START DATA ROWS
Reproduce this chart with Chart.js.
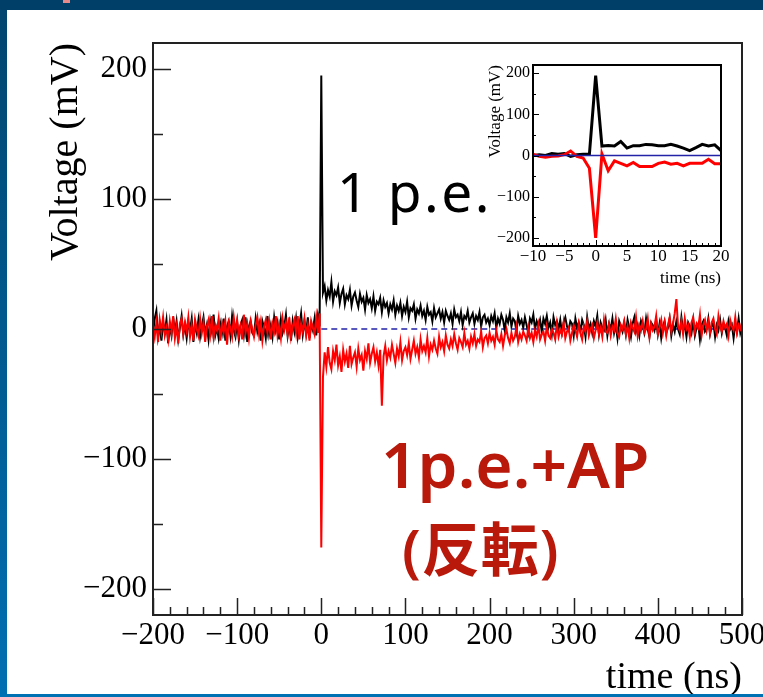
<!DOCTYPE html>
<html>
<head>
<meta charset="utf-8">
<script src="https://cdn.jsdelivr.net/npm/chart.js@4.4.1/dist/chart.umd.min.js"></script>
<style>
  html, body { margin: 0; padding: 0; }
  body { width: 763px; height: 697px; position: relative; overflow: hidden; background: #fff; }
  canvas { position: absolute; }
  #main { left: 0; top: 0; }
  #inset { left: 470px; top: 55px; }
  .bar { position: absolute; }
  #topbar { left: 0; top: 0; width: 763px; height: 10px; background: #003f68; }
  #leftbar { left: 0; top: 10px; width: 7px; height: 687px; background: linear-gradient(#00466f, #0070b2); }
  #bottombar { left: 0; top: 694px; width: 763px; height: 3px; background: #0072b4; }
  #mark { left: 63px; top: 0; width: 7px; height: 3px; background: #e88a8a; }
  .note { position: absolute; white-space: nowrap; line-height: 1;
          font-family: "Noto Sans", "Noto Sans CJK JP", sans-serif; }
</style>
</head>
<body>
<canvas id="main" width="763" height="697"></canvas>
<canvas id="inset" width="260" height="240"></canvas>
<div class="note" style="left:337px;top:163px;font-size:55px;letter-spacing:2.5px;color:#000;">1 p.e.</div>
<div class="note" style="left:381px;top:432px;font-size:64px;color:#b8190b;font-weight:600;">1p.e.+AP</div>
<div class="note" style="left:402px;top:520px;font-size:58px;letter-spacing:1px;color:#b8190b;font-weight:600;">(反転)</div>
<div class="bar" id="topbar"></div>
<div class="bar" id="mark"></div>
<div class="bar" id="leftbar"></div>
<div class="bar" id="bottombar"></div>

<script>
// main waveform: one sample every 2 ns starting at -200 ns
const mainStart = -200;
const mainStep = 2;

// 1 p.e. (mV)
const blackTrace = [
  -4, 8, 14, -6, 3, -9, 5, -2, 7, -11,
  2, -5, 9, -3, 6, -8, 1, 10, -4, 3,
  -7, 5, -1, 8, -10, 4, -3, 7, -6, 2,
  9, -4, 3, -8, 6, -2, 11, -5, 1, -7,
  4, -3, 8, -9, 2, 6, -5, 10, -1, -6,
  5, -8, 3, 7, -4, 9, -10, 2, 6, -3,
  -5, 8, -2, 4, -9, 6, 1, -7, 10, -4,
  3, -6, 9, -1, 5, -8, 7, -3, 2, 11,
  -5, 4, -9, 6, -2, 8, -6, 3, 12, -4,
  6, -3, 9, -7, 4, -1, 8, -5, 10, 2,
  195,
  28, 33, 22, 30, 25, 36, 21, 29, 26, 32,
  20, 27, 31, 19, 26, 23, 30, 18, 25, 28,
  22, 17, 27, 21, 24, 15, 26, 20, 23, 16,
  25, 14, 21, 19, 24, 13, 22, 17, 20, 12,
  19, 15, 22, 11, 18, 14, 20, 10, 17, 13,
  21, 9, 16, 14, 19, 8, 15, 12, 18, 10,
  14, 7, 17, 11, 13, 6, 16, 9, 12, 15,
  8, 13, 5, 14, 10, 7, 12, 4, 15, 9,
  11, 6, 13, 3, 10, 8, 14, 5, 9, 12,
  4, 10, 7, 13, 2, 9, 11, 5, 8, 3,
  10, 6, 12, 1, 8, 4, 11, 7, -1, 9,
  5, 12, 2, 8, 6, -2, 10, 4, 7, 1,
  9, 3, -3, 8, 5, 11, 0, 6, 2, 7,
  -2, 8, 4, 10, 1, 5, -4, 9, 3, 6,
  0, 7, -3, 5, 9, 2, -1, 6, 4, -5,
  8, 1, 5, -2, 7, 3, -6, 9, 0, 4,
  -3, 6, 2, 10, -4, 5, 1, -1, 7, -5,
  4, 0, 8, -3, 3, -7, 6, 2, -2, 5,
  -4, 7, 1, -6, 4, 9, -2, 3, -5, 6,
  2, -3, 8, 0, -6, 5, 3, -1, 7, -4,
  4, -7, 2, 6, -3, 1, 8, -5, 3, -2,
  6, 0, -4, 9, -1, 3, -6, 5, 2, -3,
  7, -5, 1, 4, -8, 3, 6, -2, 0, 8,
  -4, 2, 5, -6, 3, -1, 7, -3, 4, 1,
  -5, 6, 0, 3, -7, 4, -2, 8, -3, 2
];

// 1 p.e. + afterpulse, inverted (mV)
const redTrace = [
  3, -6, 5, -10, 7, -2, 9, -5, 1, -8,
  6, -3, 10, -7, 2, -11, 4, 8, -4, 5,
  -2, 9, -6, 3, -9, 7, 0, -5, 8, -3,
  5, -10, 2, 7, -4, 10, -6, 3, -1, 8,
  -9, 4, -3, 6, -12, 5, 1, -6, 9, -2,
  7, -5, 2, -8, 11, -3, 4, -7, 6, 0,
  -6, 3, 9, -4, 5, -9, 2, 7, -3, 6,
  -8, 4, -2, 10, -5, 3, -7, 8, -1, 5,
  -4, 9, -6, 2, 7, -3, 10, -8, 4, -2,
  8, -5, 3, -9, 6, 1, -4, 9, -3, 12,
  -168,
  -37, -18, -29, -14, -26, -31, -17, -24, -12, -28,
  -21, -33, -16, -25, -19, -30, -13, -27, -22, -18,
  -29, -15, -24, -20, -32, -17, -23, -11, -26, -19,
  -14, -25, -18, -28, -16, -59, -21, -13, -24, -17,
  -22, -12, -19, -26, -15, -21, -10, -24, -17, -14,
  -20, -11, -23, -16, -9, -19, -14, -22, -8, -17,
  -13, -18, -7, -21, -12, -16, -9, -15, -19, -6,
  -14, -10, -17, -5, -12, -15, -8, -13, -4, -11,
  -16, -7, -10, -14, -3, -12, -9, -15, -6, -11,
  -4, -13, -8, -10, -2, -14, -7, -5, -11, -3,
  -9, -6, -12, -1, -8, -10, -4, -13, -5, 0,
  -7, -11, -3, -9, -6, 2, -10, -4, -8, -2,
  -5, -9, 1, -7, -3, -10, -1, -6, 3, -8,
  -4, -2, -9, 2, -5, -7, 0, -3, -8, 4,
  -6, -1, -4, 5, -7, -2, 1, -9, -3, 3,
  -1, -6, 4, -3, -8, 2, -2, 6, -5, 0,
  3, -7, -1, 5, -4, 1, -6, 7, -2, -3,
  4, -5, 2, -1, 8, -3, -6, 3, 0, 6,
  -4, 2, -7, 5, 1, -2, 9, -5, 3, -1,
  6, -3, 0, 8, -6, 4, -1, 2, 10, -4,
  1, 7, -3, 5, -5, 3, 9, -2, 4, 12,
  23, 2, -1, 6, -4, 8, 0, 3, -6, 5,
  9, -2, 4, 1, 11, -5, 3, 7, -1, 6,
  -3, 5, 8, 0, -4, 10, 2, -2, 6, 1,
  4, -5, 7, 2, -1, 9, -3, 3, 0, 5
];

const baseTime = [0, 500];
const baseLevel = [0, 0];

// inset, 1 ns samples
const insetTime = [-10, -9, -8, -7, -6, -5, -4, -3, -2, -1, 0, 1, 2, 3, 4, 5, 6, 7, 8, 9, 10,
                   11, 12, 13, 14, 15, 16, 17, 18, 19, 20];
const insetBlack = [0, 2, 0, 5, 3, 5, -2, 2, 3, 3, 194, 23, 24, 23, 34, 18, 24, 24, 27, 26, 24,
                    24, 27, 23, 18, 12, 19, 27, 23, 26, 12];
const insetRed = [3, -2, -4, -2, -1, 2, 11, -2, -6, -31, -200, 4, -37, -13, -19, -25, -17, -27, -27, -27, -19,
                  -16, -21, -19, -25, -19, -19, -19, -9, -20, -20];
const insetBaseTime = [-10, 20];

const mainXTicks = [-200, -100, 0, 100, 200, 300, 400, 500];
const mainYTicks = [-200, -100, 0, 100, 200];
const insetXTicks = [-10, -5, 0, 5, 10, 15, 20];
const insetYTicks = [-200, -100, 0, 100, 200];

Chart.defaults.font.family = "'Liberation Serif', 'DejaVu Serif', serif";
Chart.defaults.color = '#000';

const fmt = v => String(v).replace('-', '\u2212');
const sampled = arr => arr.map((v, i) => ({ x: mainStart + i * mainStep, y: v }));
const pairs = (xs, ys) => xs.map((x, i) => ({ x: x, y: ys[i] }));

// ROOT-like frame with ticks pointing inwards
const frameTicks = {
  id: 'frameTicks',
  afterDatasetsDraw(chart, args, o) {
    const { ctx, chartArea: a, scales: { x, y } } = chart;
    ctx.save();
    ctx.strokeStyle = o.color;
    ctx.lineWidth = o.tickWidth;
    ctx.beginPath();
    for (let v = x.min; v <= x.max + 1e-6; v += o.xMinor) {
      const len = Math.abs(v / o.xMajor - Math.round(v / o.xMajor)) < 1e-6 ? o.xMajorLen : o.xMinorLen;
      const px = Math.round(x.getPixelForValue(v)) + 0.5;
      ctx.moveTo(px, a.bottom);
      ctx.lineTo(px, a.bottom - len);
    }
    for (let v = -200; v <= 200 + 1e-6; v += o.yMinor) {
      const len = Math.abs(v / o.yMajor - Math.round(v / o.yMajor)) < 1e-6 ? o.yMajorLen : o.yMinorLen;
      const py = Math.round(y.getPixelForValue(v)) + 0.5;
      ctx.moveTo(a.left, py);
      ctx.lineTo(a.left + len, py);
    }
    ctx.stroke();
    ctx.lineWidth = o.frameWidth;
    ctx.strokeRect(a.left, a.top, a.right - a.left, a.bottom - a.top);
    ctx.restore();
  }
};

function axes(c) {
  return {
    x: {
      type: 'linear', min: c.xMin, max: c.xMax,
      afterBuildTicks: s => { s.ticks = c.xTicks.map(v => ({ value: v })); },
      afterFit: s => { s.height = c.xHeight; s.paddingLeft = 0; s.paddingRight = 0; },
      grid: { display: false, drawTicks: false }, border: { display: false },
      ticks: { font: { size: c.tickSize }, padding: c.xPad, maxRotation: 0, autoSkip: false, callback: fmt },
      title: { display: true, text: 'time (ns)', align: 'end', font: { size: c.titleSize, lineHeight: 1 },
               padding: { top: 0, bottom: c.xTitlePad } }
    },
    y: {
      type: 'linear', min: -220, max: 220,
      afterBuildTicks: s => { s.ticks = c.yTicks.map(v => ({ value: v })); },
      afterFit: s => { s.width = c.yWidth; s.paddingTop = 0; s.paddingBottom = 0; },
      grid: { display: false, drawTicks: false }, border: { display: false },
      ticks: { font: { size: c.yTickSize }, padding: c.yPad, autoSkip: false, callback: fmt },
      title: { display: true, text: 'Voltage (mV)', align: 'end', font: { size: c.yTitleSize, lineHeight: 1 },
               padding: { top: c.yTitlePad, bottom: 0 } }
    }
  };
}

new Chart(document.getElementById('main'), {
  type: 'line',
  data: {
    datasets: [
      { label: '1p.e.+AP', data: sampled(redTrace), borderColor: '#ff0000', borderWidth: 2 },
      { label: '1 p.e.', data: sampled(blackTrace), borderColor: '#000000', borderWidth: 2 },
      { label: 'baseline', data: pairs(baseTime, baseLevel), borderColor: '#2323a8', borderWidth: 1.5, borderDash: [6, 4] }
    ]
  },
  options: {
    responsive: false, animation: false,
    elements: { point: { radius: 0 }, line: { tension: 0 } },
    layout: { padding: { left: 0, top: 43, right: 21, bottom: 0 } },
    plugins: {
      legend: { display: false }, tooltip: { enabled: false },
      frameTicks: { color: '#222', tickWidth: 1.5, frameWidth: 2,
                    xMinor: 20, xMajor: 100, xMajorLen: 17, xMinorLen: 8,
                    yMinor: 50, yMajor: 100, yMajorLen: 18, yMinorLen: 10 }
    },
    scales: axes({ xMin: -200, xMax: 500, xTicks: mainXTicks, yTicks: mainYTicks,
                   xHeight: 82, yWidth: 153, tickSize: 31, yTickSize: 31, titleSize: 38, yTitleSize: 40,
                   xPad: 2, yPad: 6, xTitlePad: 0, yTitlePad: 46 })
  },
  plugins: [frameTicks]
});

new Chart(document.getElementById('inset'), {
  type: 'line',
  data: {
    datasets: [
      { label: 'zero', data: pairs(insetBaseTime, [0, 0]), borderColor: '#2323a8', borderWidth: 1.5 },
      { label: '1p.e.+AP', data: pairs(insetTime, insetRed), borderColor: '#ff0000', borderWidth: 3 },
      { label: '1 p.e.', data: pairs(insetTime, insetBlack), borderColor: '#000000', borderWidth: 3 }
    ]
  },
  options: {
    responsive: false, animation: false,
    elements: { point: { radius: 0 }, line: { tension: 0 } },
    layout: { padding: { left: 0, top: 10, right: 9, bottom: 0 } },
    plugins: {
      legend: { display: false }, tooltip: { enabled: false },
      frameTicks: { color: '#000', tickWidth: 1, frameWidth: 2,
                    xMinor: 1, xMajor: 5, xMajorLen: 6, xMinorLen: 3,
                    yMinor: 50, yMajor: 100, yMajorLen: 6, yMinorLen: 3 }
    },
    scales: axes({ xMin: -10, xMax: 20, xTicks: insetXTicks, yTicks: insetYTicks,
                   xHeight: 49, yWidth: 63, tickSize: 17, yTickSize: 16, titleSize: 17, yTitleSize: 17,
                   xPad: 0, yPad: 3, xTitlePad: 8, yTitlePad: 17 })
  },
  plugins: [frameTicks]
});
</script>
</body>
</html>
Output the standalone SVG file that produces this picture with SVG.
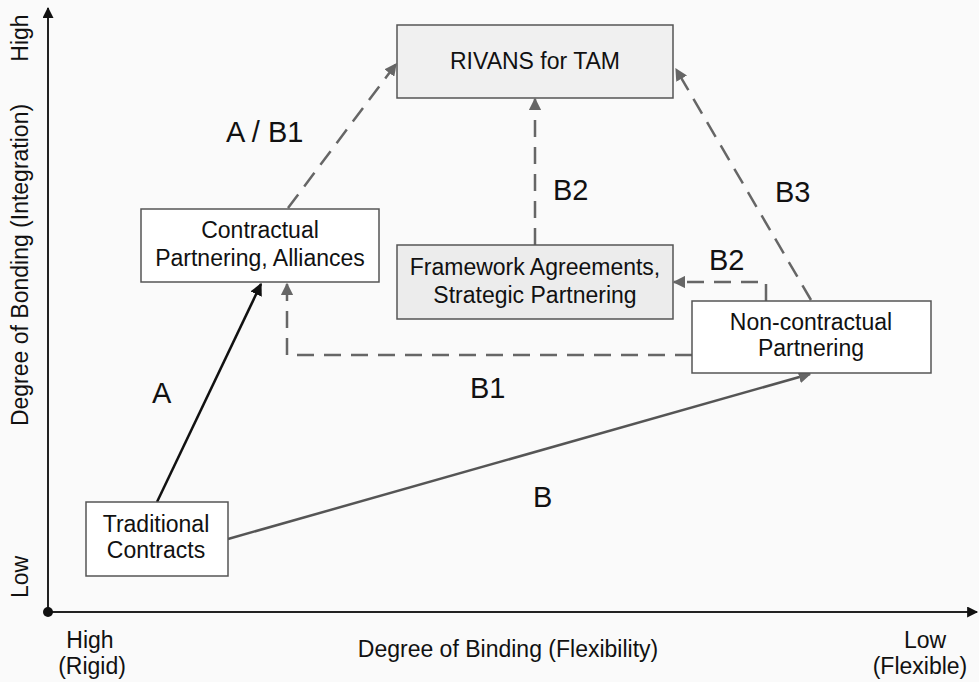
END DATA ROWS
> _OBJECTIVE_:
Go through the records and pull out each line that includes the word "with".

> _ANSWER_:
Reproduce this chart with Chart.js.
// ROOT-like frame with ticks pointing inwards
Output the standalone SVG file that produces this picture with SVG.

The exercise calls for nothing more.